Toronto

Becky Singleton

Art Metropole

Becky Singleton’s book-work entitled Four Dials, 1990, assembles in a single multi-sleeved case four of her “What Can I Say” dials made between 1984 and 1989. The dials look like palm-size picture-sizing wheels, each made of two cardboard circles riveted together at the center. The smaller top circle is cut through with a window and is meant to be revolved over the larger bottom wheel. The outer rim poses various rhetorical questions and the window on the inner rim selects the appropriate answer.

In Dial #2, the following questions appear: “What can I say on reaching out to grasp the Truth?” “What can I say on literally grasp-ing the Truth?” “What can I say on grasping the Truth singlehandedly?” and “What can I say on grasping the Truth with both hands?” Instructions read: “Turn the dial and see what you can say.” The answer choices are: “I’m about to grasp the Truth,” “I’ve got a hold on the Truth,” “I’ve got a hand on the Truth,” and “I’ve got a firm grip on the Truth.”

The other dials reveal a similarly dry wit. Dial #1 asks: “What can I say on flogging a dead horse?” The answer: “I’m flogging a dead horse.” Or, “What can I say on being led up the garden path?” The answer: “I’m being led up the garden path.” Every turn of the wheel brings a flat response echoing the words of a vague but leading question into the window. Each time, the experience draws the viewer into an attenuated, diminished connection between thought and action, speech and reality.

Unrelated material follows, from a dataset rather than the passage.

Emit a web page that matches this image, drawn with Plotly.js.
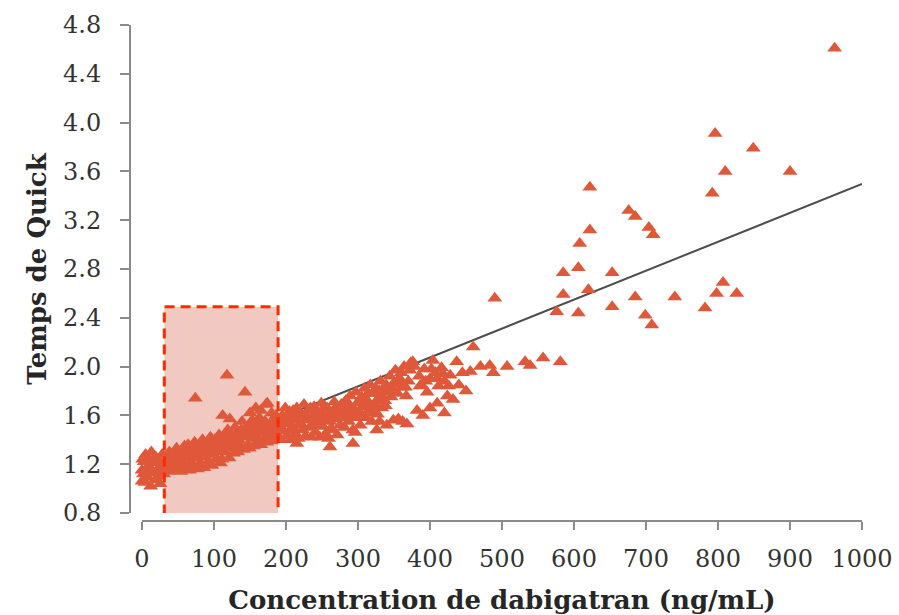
<!DOCTYPE html>
<html>
<head>
<meta charset="utf-8">
<script src="https://cdn.plot.ly/plotly-3.0.1.min.js"></script>
<style>html,body{margin:0;padding:0;background:#fff;}#chart{width:899px;height:615px;}</style>
</head>
<body>
<div id="chart"></div>
<script>
// Dabigatran concentration (ng/mL)
const concX = [
  0,0,1,2,3,4,5,6,8,9,10,12,13,14,16,18,19,21,22,24,25,27,28,30,31,
  33,35,36,38,40,41,43,45,46,48,50,52,54,55,57,59,
  61,63,64,66,68,70,72,73,75,77,79,81,83,84,86,88,90,92,94,95,97,99,101,103,105,107,109,
  111,113,115,117,119,121,123,125,127,129,131,133,135,137,139,141,143,145,147,149,
  151,153,155,157,159,161,163,165,167,169,171,173,175,177,179,181,183,185,187,189,
  74,118,143,174,112,122,150,158,165,172,180,186,
  191,193,195,197,199,201,203,205,207,209,211,213,215,217,219,221,223,225,227,229,
  231,233,235,237,239,241,243,245,247,249,251,253,255,257,259,261,263,265,267,269,
  271,273,275,277,279,
  281,283,285,287,289,291,293,295,297,299,301,303,305,307,309,311,313,315,317,319,
  321,323,325,327,329,331,333,335,337,339,
  293,261,215,296,326,330,340,
  342,344,346,349,352,355,358,361,364,367,370,373,376,385,388,392,396,400,404,408,
  412,416,420,424,428,432,437,440,445,450,456,460,
  349,362,382,368,390,400,410,420,356,
  470,483,488,507,532,539,557,581,
  490,576,585,585,606,606,608,620,622,622,653,653,676,685,685,699,704,710,708,740,
  782,792,796,798,807,810,826,849,900,962,
  42,47,53,58,62,67,71,76,80,85,89,93,98,102,106,110,
  114,118,122,126,130,134,138,142,146,150,154,158,162,166,170,174,178,182,186,190,
  194,198,202,206,210,214,218,222,226,230,234,238,242,246,250,254,258,262,266,270,274,278,
  282,286,290,294,298,302,306,310,314,318,322,326,330,334,338,
  348,354,360,366,372,378,386,394,402,410,418,426
];
// Temps de Quick (ratio)
const quickY = [
  1.15,1.06,1.24,1.12,1.22,1.05,1.28,1.16,1.09,1.25,1.18,1.02,1.30,1.13,1.21,1.07,1.26,1.15,1.10,1.23,1.04,1.18,1.28,1.12,1.20,
  1.15,1.24,1.14,1.30,1.19,1.15,1.27,1.21,1.15,1.33,1.17,1.25,1.14,1.30,1.20,1.35,
  1.16,1.26,1.36,1.15,1.22,1.32,1.18,1.38,1.27,1.16,1.35,1.21,1.30,1.40,1.17,1.26,1.37,1.22,1.31,1.42,1.19,1.28,1.40,1.24,1.33,1.44,1.21,
  1.24,1.41,1.30,1.36,1.48,1.25,1.33,1.43,1.29,1.50,1.38,1.30,1.46,1.34,1.55,1.32,1.42,1.50,1.36,1.33,
  1.45,1.56,1.35,1.41,1.52,1.37,1.58,1.36,1.47,1.40,1.55,1.38,1.44,1.52,1.39,1.50,1.40,1.46,1.54,1.42,
  1.74,1.93,1.79,1.70,1.60,1.57,1.62,1.66,1.64,1.69,1.62,1.60,
  1.52,1.40,1.60,1.47,1.66,1.43,1.55,1.63,1.40,1.50,1.58,1.45,1.66,1.41,1.53,1.61,1.48,1.69,1.43,1.56,
  1.64,1.50,1.42,1.59,1.67,1.46,1.54,1.62,1.42,1.70,1.51,1.58,1.45,1.66,1.41,1.55,1.62,1.48,1.71,1.57,
  1.44,1.64,1.52,1.69,1.59,
  1.50,1.72,1.62,1.55,1.76,1.66,1.48,1.58,1.79,1.70,1.63,1.52,1.75,1.67,1.82,1.58,1.72,1.64,1.85,1.55,
  1.78,1.69,1.82,1.61,1.74,1.88,1.66,1.79,1.72,1.85,
  1.37,1.34,1.37,1.46,1.48,1.55,1.52,
  1.80,1.92,1.75,1.86,1.97,1.78,1.90,1.83,2.00,1.76,1.88,2.03,2.04,1.92,1.85,1.98,1.79,1.90,2.05,1.95,
  1.84,1.99,1.88,1.76,1.93,1.73,2.04,1.85,1.95,1.80,1.96,2.16,
  1.56,1.55,1.64,1.53,1.60,1.66,1.70,1.62,1.57,
  2.00,2.01,1.95,2.00,2.04,2.01,2.07,2.04,
  2.56,2.45,2.59,2.77,2.81,2.44,3.01,2.63,3.12,3.47,2.77,2.49,3.28,3.23,2.57,2.42,3.14,3.08,2.34,2.57,
  2.48,3.42,3.91,2.60,2.69,3.60,2.60,3.79,3.60,4.61,
  1.22,1.28,1.19,1.26,1.31,1.28,1.25,1.33,1.28,1.34,1.30,1.36,1.34,1.31,1.38,1.35,
  1.37,1.45,1.39,1.36,1.44,1.40,1.48,1.45,1.43,1.52,1.48,1.44,1.50,1.53,1.46,1.49,1.45,1.56,1.51,1.48,
  1.56,1.53,1.60,1.48,1.64,1.56,1.60,1.52,1.60,1.58,1.66,1.52,1.62,1.57,1.62,1.67,1.60,1.49,1.63,1.67,1.58,1.62,
  1.66,1.70,1.60,1.65,1.62,1.72,1.60,1.70,1.78,1.68,1.62,1.72,1.80,1.75,1.68,
  1.82,1.88,1.95,1.83,1.97,2.00,1.84,1.88,1.98,1.90,1.94,1.84
];
// Linear trend line endpoints
const trendX = [0, 1000];
const trendY = [1.127, 3.497];
// Highlighted concentration window
const zoneX = [31, 189];
const zoneY = [0.73, 2.49];

const xTicks = [0,100,200,300,400,500,600,700,800,900,1000];
const yTicks = [0.8,1.2,1.6,2.0,2.4,2.8,3.2,3.6,4.0,4.4,4.8];

const tickFont = {family: 'DejaVu Serif', size: 24, color: '#333333'};
const titleFont = {family: 'DejaVu Serif', size: 26, color: '#262626', weight: 'bold'};

const traces = [
  {x: trendX, y: trendY, type: 'scatter', mode: 'lines',
   line: {color: '#4d4d4d', width: 2}, hoverinfo: 'skip', cliponaxis: false},
  {x: concX, y: quickY, type: 'scatter', mode: 'markers', cliponaxis: false,
   marker: {symbol: 'triangle-up', size: 13, color: 'rgb(224,88,58)', line: {width: 0}}}
];

const layout = {
  width: 899, height: 615,
  margin: {l: 130, r: 37, t: 25, b: 94},
  paper_bgcolor: '#ffffff', plot_bgcolor: '#ffffff',
  showlegend: false,
  xaxis: {
    range: [0, 1000], domain: [12/732, 1], anchor: 'free', position: 0,
    tickvals: xTicks, ticktext: xTicks.map(String),
    showgrid: false, zeroline: false,
    showline: true, linecolor: '#8a8a8a', linewidth: 2,
    ticks: 'outside', ticklen: 8, tickwidth: 2, tickcolor: '#8a8a8a',
    tickfont: tickFont, ticklabelstandoff: 8,
    title: {text: 'Concentration de dabigatran (ng/mL)', font: titleFont, standoff: 18}
  },
  yaxis: {
    range: [0.8, 4.8], domain: [8/496, 1], anchor: 'free', position: 0,
    tickvals: yTicks, ticktext: yTicks.map(v => v.toFixed(1)),
    showgrid: false, zeroline: false,
    showline: true, linecolor: '#8a8a8a', linewidth: 2,
    ticks: 'outside', ticklen: 9, tickwidth: 2, tickcolor: '#8a8a8a',
    tickfont: tickFont, ticklabelstandoff: 14,
    title: {text: 'Temps de Quick', font: titleFont, standoff: 8}
  },
  shapes: [
    {type: 'rect', xref: 'x', yref: 'y', x0: zoneX[0], x1: zoneX[1], y0: zoneY[0], y1: zoneY[1],
     fillcolor: '#f1c9c1', line: {width: 0}, layer: 'below'},
    {type: 'rect', xref: 'x', yref: 'y', x0: zoneX[0], x1: zoneX[1], y0: zoneY[0], y1: zoneY[1],
     fillcolor: 'rgba(0,0,0,0)', line: {color: '#ff2a00', width: 3, dash: '10px,6px'}, layer: 'above'}
  ]
};

Plotly.newPlot('chart', traces, layout, {staticPlot: true, displayModeBar: false});
</script>
</body>
</html>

These small, handheld sculptures suggest an instrumental function, as if they were all calibrated aides to social discourse. Singleton lets the small dial stand for a sense of language as a slightly absurd, diminished, working tool. Dial #2 might suggest that some sort of “truth” is about to be caught hold of, but the only things in hand are two pieces of white typeset cardboard. There is artifice here and an insular detachment; the Dials narrow the world to their own double circumference. They paint a picture of speech as something diligently calculated. This pathetic inadequacy tokens a hugely scaled alienation, a systematic dysfunction of subjective contact. Much about speech, language and the world (let alone grasping the Truth) lies outside the absurd, concentric focus of these devices.

The Dials underscore preoccupations with the machine of language. Instruments of measurement are parodied here as crude, nervous tools soothing a sense of insecurity. Singleton’s sizing wheels seem to joke with such pretentions, with our smug linguistic competence, revealing a restlessness at the edges.